- Self-portrait, 1896
- Born: 1877 Trieste, Austria
- Died: 3 November 1965 (aged 87–88) Trieste, Italy
- Education: Academy of Fine Arts, Munich
- Known for: Sculpture

= Ruggero Rovan =

Italian sculptor (1877–1965)

Ruggero Rovan (1877 – 3 November 1965) was an Italian sculptor. Rovan created "naturalistic and often very emotional sculptures," and is considered one of the greatest 20th-century sculptors and artists from Trieste.

==Biography==
Rovan was born in Trieste in 1877, into a poor family. He studied at the Scuola industriale in Trieste. He later studied with local sculptor Vittorio Güttner. One of the oldest preserved works of Rovan is the colored plaster cast bust of Arturo Fittke, signed and dated 1896 on the left shoulder. Among his early works are also My Cousin Linda (1896), as the tile suggests, a portrait of his cousin Linda, the bust Dionisio Romanelli (1897), and some self-portraits. In 1900, having fulfilled military service in Graz, he was at the Academy of Fine Arts in Munich. Among his works from the early 1900s are Il nemico, which won the Rittmeyer Prize in 1905 and was exposed at the Venice Biennale the same year, and La pensosa (1903). During the German period he produced a series of busts, including of children and youths, among which is Vittorio Güttner Junior. In 1906 he produced the plaster cast Fiore d'ombra.

In 1902 he won the Rittmeyer scholarship and went to study in Rome for three years. Among his works from the period in Rome is the Aurelio Arteta, presented in 1906 at the Milan International. He exposed at the Venice biennale in 1905, 1920, 1948, while in 1913 he had his first personal exhibition at the Permanente di Trieste. Since 1910, he participated in the most important exhibitions, and was noticed and discussed by the "highest national and foreign critics."

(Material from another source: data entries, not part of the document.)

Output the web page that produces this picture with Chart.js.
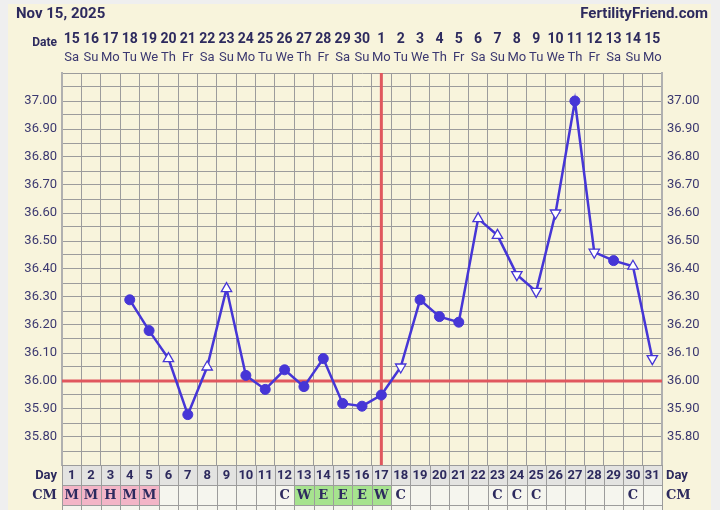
<!DOCTYPE html>
<html>
<head>
<meta charset="utf-8">
<script src="https://cdn.jsdelivr.net/npm/chart.js@4"></script>
<style>
  body { margin: 0; background: #efefef; }
  canvas { display: block; }
</style>
</head>
<body>
<canvas id="bbtChart" width="720" height="510"></canvas>
<script>
// cycle days and the calendar dates above them
const cycleDays = [1, 2, 3, 4, 5, 6, 7, 8, 9, 10, 11, 12, 13, 14, 15, 16, 17, 18, 19, 20, 21, 22, 23, 24, 25, 26, 27, 28, 29, 30, 31];
const dates = ["15", "16", "17", "18", "19", "20", "21", "22", "23", "24", "25", "26", "27", "28", "29", "30",
  "1", "2", "3", "4", "5", "6", "7", "8", "9", "10", "11", "12", "13", "14", "15"];
const weekdays = ["Sa", "Su", "Mo", "Tu", "We", "Th", "Fr", "Sa", "Su", "Mo", "Tu", "We", "Th", "Fr", "Sa", "Su",
  "Mo", "Tu", "We", "Th", "Fr", "Sa", "Su", "Mo", "Tu", "We", "Th", "Fr", "Sa", "Su", "Mo"];

// temperatures (null = no reading)
const temps = [null, null, null, 36.29, 36.18, 36.08, 35.88, 36.05, 36.33, 36.02, 35.97, 36.04, 35.98, 36.08, 35.92,
  35.91, 35.95, 36.05, 36.29, 36.23, 36.21, 36.58, 36.52, 36.38, 36.32, 36.60, 37.00, 36.46, 36.43, 36.41, 36.08];
// reading type: dot = normal, up / down = open triangle
const markers = [null, null, null, "dot", "dot", "up", "dot", "up", "up", "dot", "dot", "dot", "dot", "dot", "dot",
  "dot", "dot", "down", "dot", "dot", "dot", "up", "up", "down", "down", "down", "dot", "down", "dot", "up", "down"];
// cervical mucus row
const cm = ["M", "M", "H", "M", "M", "", "", "", "", "", "", "C", "W", "E", "E", "E", "W", "C", "", "", "", "",
  "C", "C", "C", "", "", "", "", "C", ""];

const coverline = 36.0;
const ovulationDay = 17;

const yTicks = { min: 35.7, max: 37.1, step: 0.05 };

const navy = "#2d2a5e";
const lineBlue = "#4636d6";
const red = "#e0575e";
const gridGray = "#9c9c9c";

Chart.defaults.font.family = "Roboto";

const tickLabel = (v) => {
  const c = Math.round(v * 100);
  return c % 10 === 0 && c >= 3580 && c <= 3700 ? (c / 100).toFixed(2) : "";
};

const bbtPlugin = {
  id: "bbtPlugin",
  beforeDraw(chart) {
    const ctx = chart.ctx;
    ctx.save();
    ctx.fillStyle = "#efefef";
    ctx.fillRect(0, 0, chart.width, chart.height);
    ctx.fillStyle = "#f8f4dc";
    ctx.fillRect(8, 4, 703, chart.height - 4);
    ctx.restore();
  },
  beforeDatasetsDraw(chart) {
    const { ctx, chartArea, scales } = chart;
    const x = scales.x, y = scales.y;
    ctx.save();
    ctx.strokeStyle = red;
    ctx.lineWidth = 3;
    const cy = y.getPixelForValue(coverline);
    ctx.beginPath();
    ctx.moveTo(chartArea.left, cy);
    ctx.lineTo(chartArea.right, cy);
    ctx.stroke();
    const ox = x.getPixelForValue(cycleDays.indexOf(ovulationDay));
    ctx.beginPath();
    ctx.moveTo(ox, chartArea.top);
    ctx.lineTo(ox, chartArea.bottom);
    ctx.stroke();
    ctx.restore();
  },
  afterDraw(chart) {
    const { ctx, chartArea, scales } = chart;
    const x = scales.x;
    const w = (chartArea.right - chartArea.left) / cycleDays.length;
    ctx.save();
    ctx.textBaseline = "middle";

    // header
    ctx.fillStyle = navy;
    ctx.font = "bold 15px Roboto";
    ctx.textAlign = "left";
    ctx.fillText("Nov 15, 2025", 16, 14);
    ctx.textAlign = "right";
    ctx.fillText("FertilityFriend.com", 708, 14);
    ctx.font = "bold 12px Roboto";
    ctx.fillText("Date", 57, 43);

    ctx.textAlign = "center";
    dates.forEach((d, i) => {
      const cx = x.getPixelForValue(i);
      ctx.fillStyle = navy;
      ctx.font = "bold 14px Roboto";
      ctx.fillText(d, cx, 39);
      ctx.fillStyle = "#3b3870";
      ctx.font = "13px Roboto";
      ctx.fillText(weekdays[i], cx, 58);
    });

    // day + CM rows
    const dayTop = chartArea.bottom;
    const cmTop = dayTop + 20;
    const extraTop = cmTop + 20;
    ctx.strokeStyle = gridGray;
    ctx.lineWidth = 1;
    cycleDays.forEach((d, i) => {
      const left = Math.round(chartArea.left + i * w) + 0.5;
      const right = Math.round(chartArea.left + (i + 1) * w) + 0.5;
      ctx.fillStyle = "#e3e3e1";
      ctx.fillRect(left, dayTop, right - left, 20);
      ctx.strokeRect(left, dayTop + 0.5, right - left, 20);
      const c = cm[i];
      ctx.fillStyle = c === "M" || c === "H" ? "#f3b5c7" : (c === "W" || c === "E" ? "#a6e38e" : "#f5f5ee");
      ctx.fillRect(left, cmTop, right - left, 20);
      ctx.strokeRect(left, cmTop + 0.5, right - left, 20);
      ctx.fillStyle = "#f5f5ee";
      ctx.fillRect(left, extraTop, right - left, 10);
      ctx.strokeRect(left, extraTop + 0.5, right - left, 10);

      const cx = x.getPixelForValue(i);
      ctx.fillStyle = navy;
      ctx.font = "bold 13px Roboto";
      ctx.fillText(String(d), cx, dayTop + 10.5);
      if (c) {
        ctx.font = "bold 13px 'DejaVu Serif'";
        ctx.fillText(c, cx, cmTop + 10.5);
      }
    });

    ctx.fillStyle = navy;
    ctx.font = "bold 13px Roboto";
    ctx.textAlign = "right";
    ctx.fillText("Day", 57, dayTop + 10.5);
    ctx.textAlign = "left";
    ctx.fillText("Day", 666, dayTop + 10.5);
    ctx.font = "bold 13px 'DejaVu Serif'";
    ctx.textAlign = "right";
    ctx.fillText("CM", 57, cmTop + 10.5);
    ctx.textAlign = "left";
    ctx.fillText("CM", 666, cmTop + 10.5);
    ctx.restore();
  },
};

const yAxisBase = {
  type: "linear",
  min: yTicks.min,
  max: yTicks.max,
  ticks: {
    stepSize: yTicks.step,
    autoSkip: false,
    padding: 5,
    color: "#3b3870",
    font: { size: 13 },
    callback: tickLabel,
  },
};

new Chart(document.getElementById("bbtChart"), {
  type: "line",
  data: {
    labels: cycleDays,
    datasets: [
      {
        data: temps,
        yAxisID: "y",
        borderColor: lineBlue,
        borderWidth: 2.5,
        tension: 0,
        pointStyle: markers.map((m) => (m === "dot" ? "circle" : "triangle")),
        rotation: markers.map((m) => (m === "down" ? 180 : 0)),
        pointRadius: markers.map((m) => (m === "dot" ? 5 : 6)),
        pointBorderWidth: markers.map((m) => (m === "dot" ? 1 : 1.3)),
        pointBackgroundColor: markers.map((m) => (m === "dot" ? lineBlue : "#ffffff")),
        pointBorderColor: lineBlue,
      },
    ],
  },
  options: {
    responsive: false,
    animation: false,
    layout: { padding: { top: 73, bottom: 45, left: 0, right: 0 } },
    plugins: { legend: { display: false }, tooltip: { enabled: false } },
    scales: {
      x: {
        type: "category",
        offset: true,
        grid: { offset: true, color: gridGray, drawTicks: false },
        border: { color: gridGray },
        ticks: { display: false, autoSkip: false },
        afterFit: (s) => { s.height = 0; },
      },
      y: {
        ...yAxisBase,
        position: "left",
        grid: { color: gridGray, drawTicks: false },
        border: { color: "#b0b0b0", width: 2 },
        afterFit: (s) => { s.width = 62; },
      },
      y2: {
        ...yAxisBase,
        position: "right",
        grid: { display: false, drawTicks: false },
        border: { color: "#b0b0b0", width: 2 },
        afterFit: (s) => { s.width = 58; },
      },
    },
  },
  plugins: [bbtPlugin],
});
</script>
</body>
</html>
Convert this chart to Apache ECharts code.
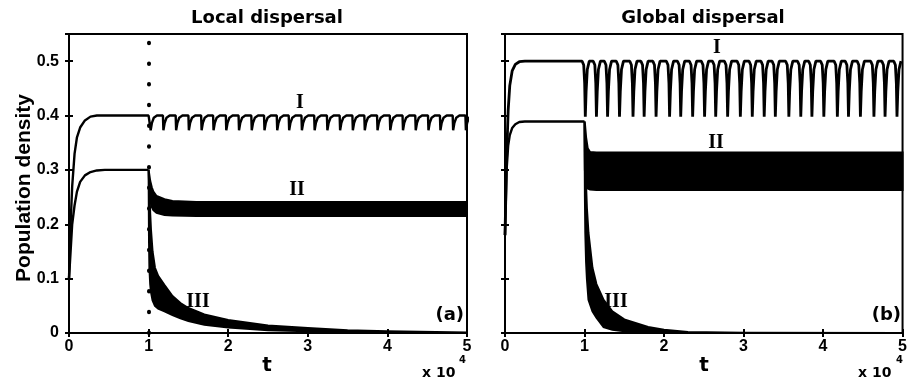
<!DOCTYPE html>
<html>
<head>
<meta charset="utf-8">
<script src="https://cdn.jsdelivr.net/npm/echarts@6/dist/echarts.min.js"></script>
<style>
  html, body { margin: 0; padding: 0; background: #fff; }
  #chart { width: 910px; height: 380px; }
</style>
</head>
<body>
<div id="chart"></div>
<script>
// ---- panel (a): local dispersal ----
const aPreT = [0, 0.02, 0.04, 0.07, 0.1, 0.14, 0.2, 0.27, 0.35, 0.45, 1.0]
const aIPre = [0.1, 0.2, 0.27, 0.33, 0.36, 0.378, 0.391, 0.398, 0.4, 0.4, 0.4]
const aIIPre = [0.1, 0.15, 0.2, 0.235, 0.26, 0.278, 0.29, 0.296, 0.299, 0.3, 0.3]
// times where curve I drops
const aISpikes = [1.02, 1.18, 1.34, 1.50, 1.66, 1.81, 1.97, 2.13, 2.29, 2.45, 2.61, 2.76, 2.92,
  3.08, 3.24, 3.40, 3.56, 3.71, 3.87, 4.03, 4.19, 4.35, 4.51, 4.66, 4.82, 4.98]
const aITop = 0.4
const aILow = 0.373
// shape of one drop: time offsets and fraction of the way back up
const aShapeDt = [0, 0.006, 0.022, 0.045, 0.085]
const aShapeFrac = [1, 0, 0.5, 0.85, 1]

// fast oscillation bands: upper and lower envelopes
const aIIT = [1.0, 1.01, 1.02, 1.04, 1.06, 1.1, 1.2, 1.3, 1.6, 5.0]
const aIIUp = [0.3, 0.29, 0.28, 0.268, 0.26, 0.252, 0.246, 0.243, 0.241, 0.241]
const aIILo = [0.3, 0.26, 0.245, 0.232, 0.226, 0.221, 0.217, 0.216, 0.215, 0.215]

const aIIIT = [1.0, 1.005, 1.01, 1.02, 1.03, 1.05, 1.08, 1.12, 1.2, 1.3, 1.4, 1.5, 1.7, 2.0, 2.5, 3.0, 3.5, 4.0, 5.0]
const aIIIUp = [0.3, 0.285, 0.265, 0.22, 0.19, 0.15, 0.12, 0.105, 0.088, 0.068, 0.055, 0.046, 0.034, 0.024, 0.014, 0.009, 0.005, 0.003, 0.001]
const aIIILo = [0.3, 0.17, 0.12, 0.09, 0.075, 0.06, 0.05, 0.045, 0.04, 0.033, 0.027, 0.022, 0.015, 0.01, 0.005, 0.003, 0.002, 0.001, 0]

// ---- panel (b): global dispersal ----
const bPreT = [0, 0.02, 0.04, 0.06, 0.09, 0.13, 0.18, 0.25, 0.9]
const bIPre = [0.18, 0.32, 0.41, 0.455, 0.482, 0.494, 0.499, 0.5, 0.5]
const bIIPre = [0.18, 0.3, 0.345, 0.364, 0.377, 0.384, 0.388, 0.389, 0.389]
const bIIPreEnd = 1.0
// times of the bottoms of curve I's dips
const bISpikes = [1.01, 1.15, 1.29, 1.44, 1.61, 1.75, 1.90, 2.07, 2.21, 2.36, 2.51, 2.65, 2.80, 2.96,
  3.11, 3.26, 3.40, 3.57, 3.72, 3.86, 4.01, 4.18, 4.32, 4.47, 4.64, 4.78, 4.93]
const bITop = 0.5
const bILow = 0.398
const bShapeDt = [-0.04, -0.02, -0.008, 0, 0.01, 0.025, 0.05]
const bShapeFrac = [1, 0.93, 0.6, 0, 0.45, 0.85, 1]

const bIIT = [1.0, 1.005, 1.02, 1.04, 1.07, 1.15, 5.0]
const bIIUp = [0.389, 0.385, 0.36, 0.34, 0.333, 0.332, 0.332]
const bIILo = [0.389, 0.3, 0.272, 0.266, 0.264, 0.263, 0.263]

const bIIIT = [1.0, 1.005, 1.01, 1.02, 1.03, 1.05, 1.1, 1.15, 1.24, 1.35, 1.5, 1.8, 2.0, 2.3, 3.0, 5.0]
const bIIIUp = [0.389, 0.36, 0.33, 0.27, 0.23, 0.184, 0.12, 0.09, 0.061, 0.04, 0.025, 0.011, 0.006, 0.002, 0.0005, 0]
const bIIILo = [0.389, 0.25, 0.184, 0.13, 0.1, 0.061, 0.04, 0.028, 0.011, 0.006, 0.003, 0.001, 0, 0, 0, 0]

const xTicks = [0, 1, 2, 3, 4, 5]

const black = '#000'

function pairs (t, v) {
  return t.map((x, i) => [x, v[i]])
}

function spikyLine (preT, pre, spikes, top, low, dts, fracs) {
  const pts = pairs(preT, pre)
  spikes.forEach(t => {
    dts.forEach((d, i) => pts.push([t + d, low + fracs[i] * (top - low)]))
  })
  return pts
}

function line (data, xi, width) {
  return {
    type: 'line', xAxisIndex: xi, yAxisIndex: xi, data: data,
    symbol: 'none', silent: true,
    lineStyle: { color: black, width: width || 2.4 }
  }
}

// band of fast oscillation, drawn as one filled polygon between the envelopes
function band (t, up, lo, xi) {
  const outline = pairs(t, up).concat(pairs(t, lo).reverse())
  return {
    type: 'custom', xAxisIndex: xi, yAxisIndex: xi, silent: true,
    data: [[t[0], up[0]]],
    renderItem: (params, api) => ({
      type: 'polygon',
      shape: { points: outline.map(p => api.coord(p)) },
      style: { fill: black, stroke: black, lineWidth: 2 }
    })
  }
}

const tickStyle = { inside: true, length: 4, lineStyle: { color: black, width: 2 } }
const labelStyle = { color: black, fontWeight: 'bold', fontSize: 16, fontFamily: 'Liberation Sans' }

function xAx (grid, pos, labels) {
  return {
    type: 'value', gridIndex: grid, position: pos, min: 0, max: 5, interval: 1,
    axisLine: { show: false }, splitLine: { show: false }, axisTick: tickStyle,
    axisLabel: labels ? Object.assign({ margin: 6, formatter: v => xTicks.indexOf(v) >= 0 ? String(v) : '' }, labelStyle) : { show: false }
  }
}

function yAx (grid, pos, labels) {
  return {
    type: 'value', gridIndex: grid, position: pos, min: 0, max: 0.55, interval: 0.1,
    axisLine: { show: false }, splitLine: { show: false }, axisTick: tickStyle,
    axisLabel: labels ? Object.assign({ margin: 10, showMaxLabel: false }, labelStyle) : { show: false }
  }
}

const gridStyle = { show: true, borderColor: black, borderWidth: 2, backgroundColor: '#fff', top: 34, height: 299 }

const titleFont = 'bold 18px "DejaVu Sans"'
const romanFont = 'bold 20px "Liberation Serif"'

function txt (text, x, y, font, align) {
  return {
    type: 'text', x: x, y: y, silent: true, z: 100,
    style: { text: text, font: font, fill: black, align: align || 'center', verticalAlign: 'middle' }
  }
}

const chart = echarts.init(document.getElementById('chart'))

const aI = line(spikyLine(aPreT, aIPre, aISpikes, aITop, aILow, aShapeDt, aShapeFrac), 0)
aI.markLine = {
  silent: true, symbol: 'none', label: { show: false },
  lineStyle: { color: black, width: 4, type: [0.5, 20.2], cap: 'round' },
  data: [{ xAxis: 1 }]
}

const bIIpreData = pairs(bPreT, bIIPre).concat([[bIIPreEnd, bIIPre[bIIPre.length - 1]]])

chart.setOption({
  animation: false,
  backgroundColor: '#fff',
  grid: [
    Object.assign({ left: 69, width: 398 }, gridStyle),
    Object.assign({ left: 505, width: 399 }, gridStyle)
  ],
  xAxis: [xAx(0, 'bottom', true), xAx(0, 'top', false), xAx(1, 'bottom', true), xAx(1, 'top', false)],
  yAxis: [yAx(0, 'left', true), yAx(0, 'right', false), yAx(1, 'left', false), yAx(1, 'right', false)],
  series: [
    aI,
    line(pairs(aPreT, aIIPre), 0),
    band(aIIT, aIIUp, aIILo, 0),
    band(aIIIT, aIIIUp, aIIILo, 0),
    line(spikyLine(bPreT, bIPre, bISpikes, bITop, bILow, bShapeDt, bShapeFrac), 2, 2.8),
    line(bIIpreData, 2),
    band(bIIT, bIIUp, bIILo, 2),
    band(bIIIT, bIIIUp, bIIILo, 2)
  ],
  graphic: [
    txt('Local dispersal', 267, 18, titleFont),
    txt('Global dispersal', 703, 18, titleFont),
    Object.assign(txt('Population density', 24, 188, 'bold 21px "Liberation Sans"'), { rotation: Math.PI / 2 }),
    txt('t', 267, 366, 'bold 20px "DejaVu Sans"'),
    txt('t', 704, 366, 'bold 20px "DejaVu Sans"'),
    txt('x 10', 422, 373, 'bold 14px "DejaVu Sans"', 'left'),
    txt('4', 459, 360, 'bold 10px "DejaVu Sans"', 'left'),
    txt('x 10', 858, 373, 'bold 14px "DejaVu Sans"', 'left'),
    txt('4', 896, 360, 'bold 10px "DejaVu Sans"', 'left'),
    txt('(a)', 464, 315, titleFont, 'right'),
    txt('(b)', 901, 315, titleFont, 'right'),
    txt('I', 300, 103, romanFont),
    txt('II', 297, 190, romanFont),
    txt('III', 198, 302, romanFont),
    txt('I', 717, 48, romanFont),
    txt('II', 716, 143, romanFont),
    txt('III', 616, 302, romanFont)
  ]
})
</script>
</body>
</html>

Among his works from the 1910s are the marbles Il sorriso (1910) and Bust of Alessandro Manussi (1910), and the plaster casts Natura (1910) and La madre (1913).

In the 1910s and 1920s, Rovan received some commissions for funerary monuments, completing the Tomb Huber (1914), the Tomb Simonetta (1925), and, following a project of Vito Timmel, the Tomb Mizzan (1925). He also produced the Monument Rossi Tenze de Mayer, whose cast model of the central part, called L'annegato and completed already in 1915, was the only sculpture exhibited at the 1922 Permanente di Trieste.

Il bacio, detail of the original, larger version, now lost

In the 1920s he produced his acclaimed Homo solus, which was admitted to the 1922 Venice biennale, but wasn't exposed because it was made of cast. It was exposed six years later at the county's exposition, where it was enthusiastically praised by Silvio Benco. The work is part of a cycle by the artist, preceded by In sé, created in the 1910s, and concluded with L'uomo stanco (1928). Homo solus is Rodinesque, and is particularly reminiscent of The Burghers of Calais, whose plaster cast had been exposed at the 1901 biennale. Rodinesque is also his acclaimed Il bacio (ca. 1900), whose original version is now lost.

Among his works from the 1920s is the plaster cast bust of his friend Italo Svevo, completed just one year before the demise of the writer, who died on 13 September 1928 in a car crash. Both he and Svevo were part of the circle of artists of the Caffè Garibaldi, whose works were often inspired by their dialogues, by each other's work and also by the friends artists themselves. Other members included Umberto Saba, who in 1921 dedicated his Canzoniere to his "six readers" Bazlen, Romanellis, Giotti, Schiffrer, Rovan and Bolaffio. Of this bust was said that it presents the "limpid and blunt line of the mature Rovan, that in this case well interprets the image of the writer, especially in his expression, which is hieratic and realistic." It is the only extant bust of Svevo from when the artist was still alive. Svevo much appreciated the work, and paid himself for the bronze casting, while Rovan kept the model and exposed it at several exhibitions. In 1927 he completed La carnosa, a small terracotta now at the Revoltella Museum, and in 1928 he completed the bronze Ingenua and the plaster cast Donna semplice. In 1932 he produced the plaster cast Eve. Rovan completed several other portraits of prominent intellectuals and artists of the day, including Giani Stuparich's (1934), and Scipio Slataper's (1955-56).

In 1935 he moved again to Rome, for work this time, and lived there until 1947. During this period, he also worked for the film industry at Cinecittà.

Rovan died on 3 November 1965 at the Ospedale Maggiore of Trieste.